The Slatest

Is the Office of Congressional Ethics Actually Important? Probably!

Tom DeLay, Jack Abramoff, and Bob Ney. DeLay, a Texas Republican, resigned from his position as House majority leader during the scandal that led to the imprisonment of Abramoff (a Republican lobbyist) and Ney (a Republican congressman from Ohio).

Photo illustration by Slate. Photos by Ben Sklar/Getty Images, Jewel Samad/AFP/Getty Images, Mark Wilson/Getty Images.

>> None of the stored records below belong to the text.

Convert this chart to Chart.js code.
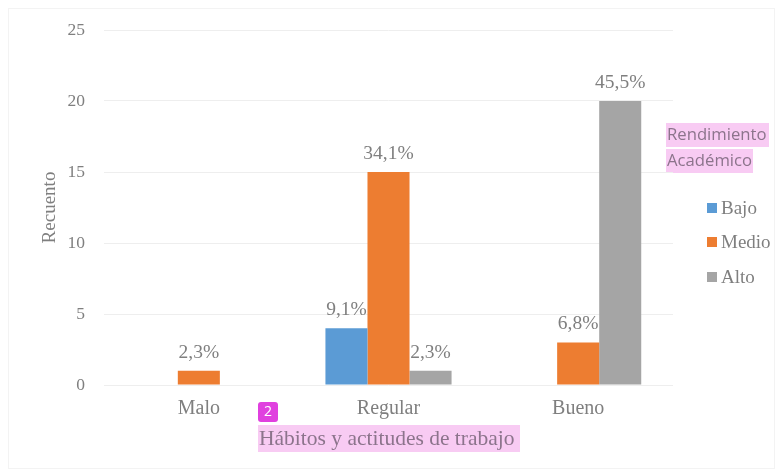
<!DOCTYPE html>
<html>
<head>
<meta charset="utf-8">
<script src="https://cdn.jsdelivr.net/npm/chart.js@4/dist/chart.umd.min.js"></script>
<style>
  html, body { margin: 0; padding: 0; background: #fff; }
  #wrap { width: 783px; height: 474px; position: relative; }
</style>
</head>
<body>
<div id="wrap"><canvas id="chart"></canvas></div>
<script>
// Data
const categories = ['Malo', 'Regular', 'Bueno'];
const seriesNames = ['Bajo', 'Medio', 'Alto'];
const bajoCounts = [0, 4, 0];
const medioCounts = [1, 15, 3];
const altoCounts = [0, 1, 20];
const bajoLabels = [null, '9,1%', null];
const medioLabels = ['2,3%', '34,1%', '6,8%'];
const altoLabels = [null, '2,3%', '45,5%'];
const yTicks = [0, 5, 10, 15, 20, 25];

const seriesColors = ['#5b9bd5', '#ed7d31', '#a5a5a5'];
const textGray = '#7f7f7f';
const serif = '"Liberation Serif", "Times New Roman", serif';
const highlight = '#f8cbf3';

// Percent labels above bars + legend + highlighted titles
const decorPlugin = {
    id: 'decor',
    beforeDraw(chart) {
        const ctx = chart.ctx;
        ctx.save();
        // faint outer frame
        ctx.strokeStyle = '#f3f3f3';
        ctx.lineWidth = 1;
        ctx.strokeRect(8.5, 8.5, 766, 460);
        // highlight boxes behind the titles
        ctx.fillStyle = highlight;
        ctx.fillRect(258, 425, 262, 27);
        ctx.fillRect(666, 123, 103, 24);
        ctx.fillRect(666, 149, 87, 24);
        ctx.restore();
    },
    afterDatasetsDraw(chart) {
        const ctx = chart.ctx;
        const labelSets = [bajoLabels, medioLabels, altoLabels];
        ctx.save();
        ctx.font = '19.5px ' + serif;
        ctx.fillStyle = textGray;
        ctx.textAlign = 'center';
        ctx.textBaseline = 'alphabetic';
        chart.data.datasets.forEach((ds, i) => {
            const meta = chart.getDatasetMeta(i);
            meta.data.forEach((bar, j) => {
                const txt = labelSets[i][j];
                if (!txt) return;
                ctx.fillText(txt, bar.x, bar.y - 13);
            });
        });
        ctx.restore();
    },
    afterDraw(chart) {
        const ctx = chart.ctx;
        ctx.save();
        // x axis title
        ctx.font = '21.5px ' + serif;
        ctx.fillStyle = '#8c748c';
        ctx.textAlign = 'left';
        ctx.textBaseline = 'middle';
        ctx.fillText('Hábitos y actitudes de trabajo', 259, 439);

        // little numbered badge
        ctx.fillStyle = '#e040df';
        ctx.beginPath();
        ctx.roundRect(258, 402, 20, 20, 3);
        ctx.fill();
        ctx.fillStyle = '#ffffff';
        ctx.font = '14px "Open Sans", sans-serif';
        ctx.textAlign = 'center';
        ctx.fillText('2', 268, 412);

        // legend title
        ctx.font = '16.7px "Open Sans", sans-serif';
        ctx.fillStyle = '#8c748c';
        ctx.textAlign = 'left';
        ctx.fillText('Rendimiento', 667, 135);
        ctx.fillText('Académico', 667, 161);

        // legend items
        const ys = [208, 242, 277];
        chart.data.datasets.forEach((ds, i) => {
            ctx.fillStyle = ds.backgroundColor;
            ctx.fillRect(707, ys[i] - 5, 10, 10);
            ctx.fillStyle = textGray;
            ctx.font = '19px ' + serif;
            ctx.fillText(ds.label, 721, ys[i] + 1);
        });
        ctx.restore();
    }
};

const ctx = document.getElementById('chart').getContext('2d');
new Chart(ctx, {
    type: 'bar',
    data: {
        labels: categories,
        datasets: [
            { label: seriesNames[0], data: bajoCounts, backgroundColor: seriesColors[0] },
            { label: seriesNames[1], data: medioCounts, backgroundColor: seriesColors[1] },
            { label: seriesNames[2], data: altoCounts, backgroundColor: seriesColors[2] }
        ]
    },
    options: {
        responsive: true,
        maintainAspectRatio: false,
        animation: false,
        layout: { padding: { left: 0, right: 110, top: 30, bottom: 0 } },
        datasets: { bar: { categoryPercentage: 0.665, barPercentage: 1.0, borderWidth: 0 } },
        plugins: {
            legend: { display: false },
            tooltip: { enabled: false }
        },
        scales: {
            x: {
                grid: { display: false, drawTicks: false },
                border: { display: false },
                ticks: {
                    color: textGray,
                    font: { family: serif, size: 20 },
                    padding: 12
                },
                afterFit(scale) { scale.height = 89; }
            },
            y: {
                min: 0,
                max: 25,
                afterBuildTicks(scale) { scale.ticks = yTicks.map(v => ({ value: v })); },
                grid: { color: '#eeeeee', drawTicks: false },
                border: { display: false },
                ticks: {
                    color: textGray,
                    font: { family: serif, size: 17.5 },
                    padding: 19
                },
                title: {
                    display: true,
                    text: 'Recuento',
                    color: textGray,
                    font: { family: serif, size: 19 },
                    padding: { top: 39, bottom: 0 }
                },
                afterFit(scale) { scale.width = 104; }
            }
        }
    },
    plugins: [decorPlugin]
});
</script>
</body>
</html>
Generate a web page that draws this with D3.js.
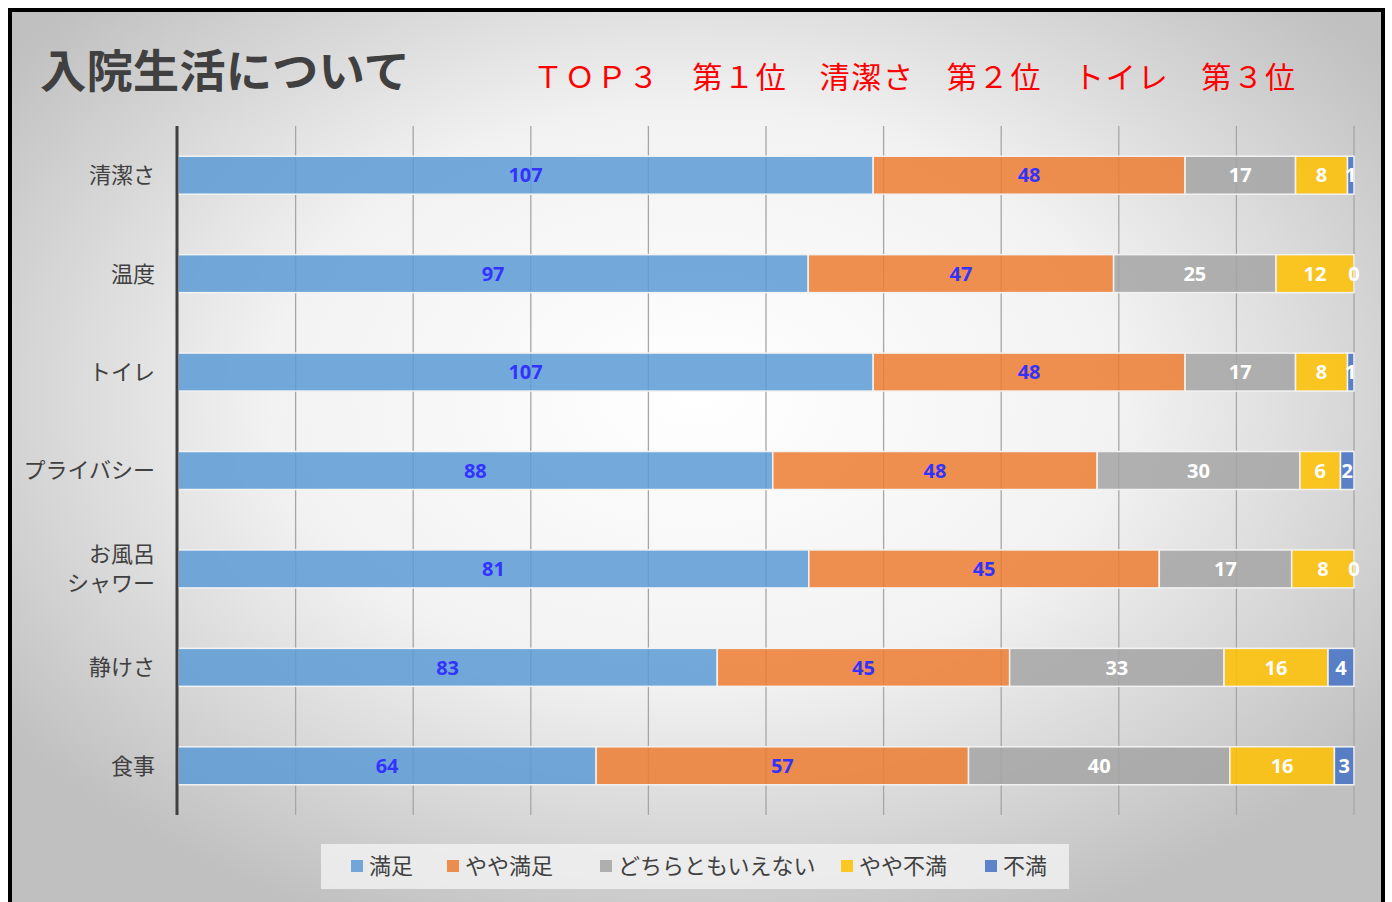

Tuesday’s tempest is/was the House Republican caucus’ secret-ballot vote to seize power from the nonpartisan Office of Congressional Ethics, which was launched in 2008, by bringing it under the complete control of the House Ethics Committee. This seemed on its face like a dubious move—the foxes voting to put themselves in charge of the henhouse—and when even Donald Trump got in on the immediate backlash against it, the caucus backed down. For now, the OCE will remain as is.

The question: Is this really a victory for the cause of public integrity, or just a symbolic way for D.C. Republicans to avoid bad headlines without having to really put anything at risk? If you’re as cynical as I am, the answer may surprise you!

… Which is because the answer, according to people who would know, is that the OCE is actually a useful instrument in the perpetual struggle to keep politicians from accepting literally anything a lobbyist offers them in exchange for literally anything a lobbyist wants. Heed for example the words of this 2014 endorsement of the OCE’s work by the nonpartisan Public Citizen watchdog group, which notes that the OCE—which autonomously investigates potential ethical violations before releasing its findings publicly and to the House Ethics Committee—appears to have provoked said committee, to an unprecedented degree, into actually doing its job:

From 2006 through 2008, the three years highlighted by the Abramoff scandal that resulted in nearly two dozen convictions or guilty pleas by the Department of Justice, the House Ethics Committee … issued only five disciplinary actions. But the House Ethics Committee has issued 20 disciplinary actions between 2009 and 2014, largely done with the help of the investigations and transparency of OCE.

Or take it from Jack Abramoff himself, the Republican mega-lobbyist referenced by Public Citizen, whose downfall and imprisonment for corruption-related crimes took down House Majority Leader Tom DeLay (who resigned amid an investigation that would put two of his aides in prison) and veteran Ohio GOP Rep. Bob Ney (who also did time in the federal pen). Abramoff, who has made a post-jail niche for himself as an expert on lobbying reform, told Politico on Tuesday that “moving to diminish oversight is exactly the opposite of what Congress should be doing” to prevent corruption. (Here’s a good interview he did with the Huffington Post in 2011 about what might actually be done to drain the swamp. One of the first steps: Ban anyone who has ever served or worked in Congress from ever working in D.C. as a lobbyist.)

Here’s what Ney, who like Abramoff has atoned for his crimes and written about the system that abetted them, wrote:

The House Republicans should not have done this and also the way they did it without announcing it is not a public policy to be proud of … the independent committee serves a valuable purpose and could have been tweaked but this was not a tweak. It was a box of dynamite.

(There’s more here about what he sees as the OCE’s legitimate flaw, which is that it releases material about allegations against individuals even after it’s cleared them.)

The verdict, then: OCE good, eliminating OCE bad, not eliminating OCE good.

Incidentally, then-Sen. Barack Obama introduced a bill in 2006 that would have established an “Office of Public Integrity” that would serve the same role in the Senate as the OCE serves in the House. (It failed. Get those $$$$, senators!)